EXTRACTED DATA |
------------------------------------------------------------

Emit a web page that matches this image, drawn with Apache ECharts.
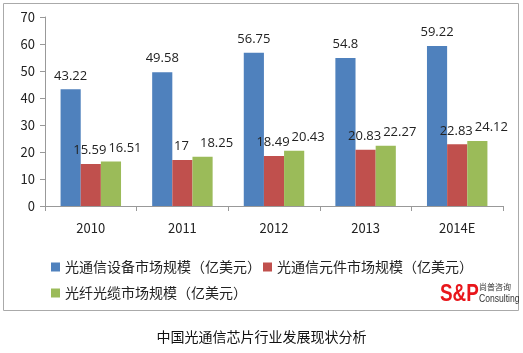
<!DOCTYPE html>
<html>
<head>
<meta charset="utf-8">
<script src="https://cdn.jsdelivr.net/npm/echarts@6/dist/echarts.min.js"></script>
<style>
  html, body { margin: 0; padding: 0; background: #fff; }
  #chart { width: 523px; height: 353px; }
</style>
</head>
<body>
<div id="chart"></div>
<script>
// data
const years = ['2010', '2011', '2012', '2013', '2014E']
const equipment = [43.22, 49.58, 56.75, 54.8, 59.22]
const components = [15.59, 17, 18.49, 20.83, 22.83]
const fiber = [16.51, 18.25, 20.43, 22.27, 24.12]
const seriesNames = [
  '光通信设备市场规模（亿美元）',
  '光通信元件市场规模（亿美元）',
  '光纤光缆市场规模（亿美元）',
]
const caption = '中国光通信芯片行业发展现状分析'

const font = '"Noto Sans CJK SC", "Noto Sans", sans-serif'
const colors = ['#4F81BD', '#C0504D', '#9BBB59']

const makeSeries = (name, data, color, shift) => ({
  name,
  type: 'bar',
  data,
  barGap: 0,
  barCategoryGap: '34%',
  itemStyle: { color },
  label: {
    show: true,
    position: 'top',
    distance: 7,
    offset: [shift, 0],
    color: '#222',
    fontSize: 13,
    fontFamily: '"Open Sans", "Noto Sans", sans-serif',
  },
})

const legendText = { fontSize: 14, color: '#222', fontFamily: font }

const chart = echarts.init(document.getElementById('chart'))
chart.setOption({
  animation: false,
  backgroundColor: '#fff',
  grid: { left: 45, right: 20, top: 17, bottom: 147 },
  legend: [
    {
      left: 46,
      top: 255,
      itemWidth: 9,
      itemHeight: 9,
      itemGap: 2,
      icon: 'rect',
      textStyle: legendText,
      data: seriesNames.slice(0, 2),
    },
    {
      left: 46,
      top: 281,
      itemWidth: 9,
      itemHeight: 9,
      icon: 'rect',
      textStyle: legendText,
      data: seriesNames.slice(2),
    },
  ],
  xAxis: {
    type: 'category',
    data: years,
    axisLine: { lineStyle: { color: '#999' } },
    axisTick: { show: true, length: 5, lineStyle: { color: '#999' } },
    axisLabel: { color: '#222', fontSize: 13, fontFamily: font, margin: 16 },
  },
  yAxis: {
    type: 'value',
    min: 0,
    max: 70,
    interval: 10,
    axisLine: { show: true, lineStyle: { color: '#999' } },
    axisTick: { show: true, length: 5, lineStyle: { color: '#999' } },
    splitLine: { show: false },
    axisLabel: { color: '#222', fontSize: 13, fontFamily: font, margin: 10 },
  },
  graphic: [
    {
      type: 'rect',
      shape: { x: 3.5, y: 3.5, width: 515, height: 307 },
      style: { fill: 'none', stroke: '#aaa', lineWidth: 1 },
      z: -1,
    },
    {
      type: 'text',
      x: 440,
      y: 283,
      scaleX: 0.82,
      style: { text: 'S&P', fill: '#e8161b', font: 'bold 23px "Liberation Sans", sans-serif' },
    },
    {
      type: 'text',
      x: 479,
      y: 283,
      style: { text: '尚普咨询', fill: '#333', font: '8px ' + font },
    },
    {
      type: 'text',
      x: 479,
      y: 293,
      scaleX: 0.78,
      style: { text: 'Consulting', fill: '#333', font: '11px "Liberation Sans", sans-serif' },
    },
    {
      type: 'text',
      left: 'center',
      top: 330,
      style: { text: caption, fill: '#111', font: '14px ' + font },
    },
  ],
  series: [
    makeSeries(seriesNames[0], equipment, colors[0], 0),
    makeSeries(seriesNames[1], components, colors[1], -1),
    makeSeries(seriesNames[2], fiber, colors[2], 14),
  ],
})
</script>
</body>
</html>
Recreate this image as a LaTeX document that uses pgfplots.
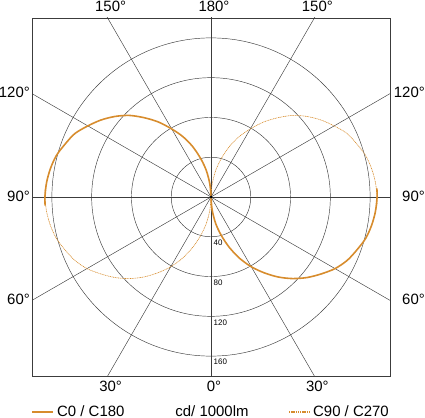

------------------------------------------------------------

STATED GOAL | Output all of the data exactly as it stands, minus any images.

PROBLEM SOLUTION |
Emit a web page that matches this image, drawn with Apache ECharts.
<!DOCTYPE html>
<html>
<head>
<meta charset="utf-8">
<script src="https://cdn.jsdelivr.net/npm/echarts@6/dist/echarts.min.js"></script>
<style>
  html, body { margin: 0; padding: 0; background: #fff; }
  #chart { width: 523px; height: 353px; }
</style>
</head>
<body>
<div id="chart"></div>
<script>
// data
const years = ['2010', '2011', '2012', '2013', '2014E']
const equipment = [43.22, 49.58, 56.75, 54.8, 59.22]
const components = [15.59, 17, 18.49, 20.83, 22.83]
const fiber = [16.51, 18.25, 20.43, 22.27, 24.12]
const seriesNames = [
  '光通信设备市场规模（亿美元）',
  '光通信元件市场规模（亿美元）',
  '光纤光缆市场规模（亿美元）',
]
const caption = '中国光通信芯片行业发展现状分析'

const font = '"Noto Sans CJK SC", "Noto Sans", sans-serif'
const colors = ['#4F81BD', '#C0504D', '#9BBB59']

const makeSeries = (name, data, color, shift) => ({
  name,
  type: 'bar',
  data,
  barGap: 0,
  barCategoryGap: '34%',
  itemStyle: { color },
  label: {
    show: true,
    position: 'top',
    distance: 7,
    offset: [shift, 0],
    color: '#222',
    fontSize: 13,
    fontFamily: '"Open Sans", "Noto Sans", sans-serif',
  },
})

const legendText = { fontSize: 14, color: '#222', fontFamily: font }

const chart = echarts.init(document.getElementById('chart'))
chart.setOption({
  animation: false,
  backgroundColor: '#fff',
  grid: { left: 45, right: 20, top: 17, bottom: 147 },
  legend: [
    {
      left: 46,
      top: 255,
      itemWidth: 9,
      itemHeight: 9,
      itemGap: 2,
      icon: 'rect',
      textStyle: legendText,
      data: seriesNames.slice(0, 2),
    },
    {
      left: 46,
      top: 281,
      itemWidth: 9,
      itemHeight: 9,
      icon: 'rect',
      textStyle: legendText,
      data: seriesNames.slice(2),
    },
  ],
  xAxis: {
    type: 'category',
    data: years,
    axisLine: { lineStyle: { color: '#999' } },
    axisTick: { show: true, length: 5, lineStyle: { color: '#999' } },
    axisLabel: { color: '#222', fontSize: 13, fontFamily: font, margin: 16 },
  },
  yAxis: {
    type: 'value',
    min: 0,
    max: 70,
    interval: 10,
    axisLine: { show: true, lineStyle: { color: '#999' } },
    axisTick: { show: true, length: 5, lineStyle: { color: '#999' } },
    splitLine: { show: false },
    axisLabel: { color: '#222', fontSize: 13, fontFamily: font, margin: 10 },
  },
  graphic: [
    {
      type: 'rect',
      shape: { x: 3.5, y: 3.5, width: 515, height: 307 },
      style: { fill: 'none', stroke: '#aaa', lineWidth: 1 },
      z: -1,
    },
    {
      type: 'text',
      x: 440,
      y: 283,
      scaleX: 0.82,
      style: { text: 'S&P', fill: '#e8161b', font: 'bold 23px "Liberation Sans", sans-serif' },
    },
    {
      type: 'text',
      x: 479,
      y: 283,
      style: { text: '尚普咨询', fill: '#333', font: '8px ' + font },
    },
    {
      type: 'text',
      x: 479,
      y: 293,
      scaleX: 0.78,
      style: { text: 'Consulting', fill: '#333', font: '11px "Liberation Sans", sans-serif' },
    },
    {
      type: 'text',
      left: 'center',
      top: 330,
      style: { text: caption, fill: '#111', font: '14px ' + font },
    },
  ],
  series: [
    makeSeries(seriesNames[0], equipment, colors[0], 0),
    makeSeries(seriesNames[1], components, colors[1], -1),
    makeSeries(seriesNames[2], fiber, colors[2], 14),
  ],
})
</script>
</body>
</html>
Recreate this image as a LaTeX document that uses pgfplots.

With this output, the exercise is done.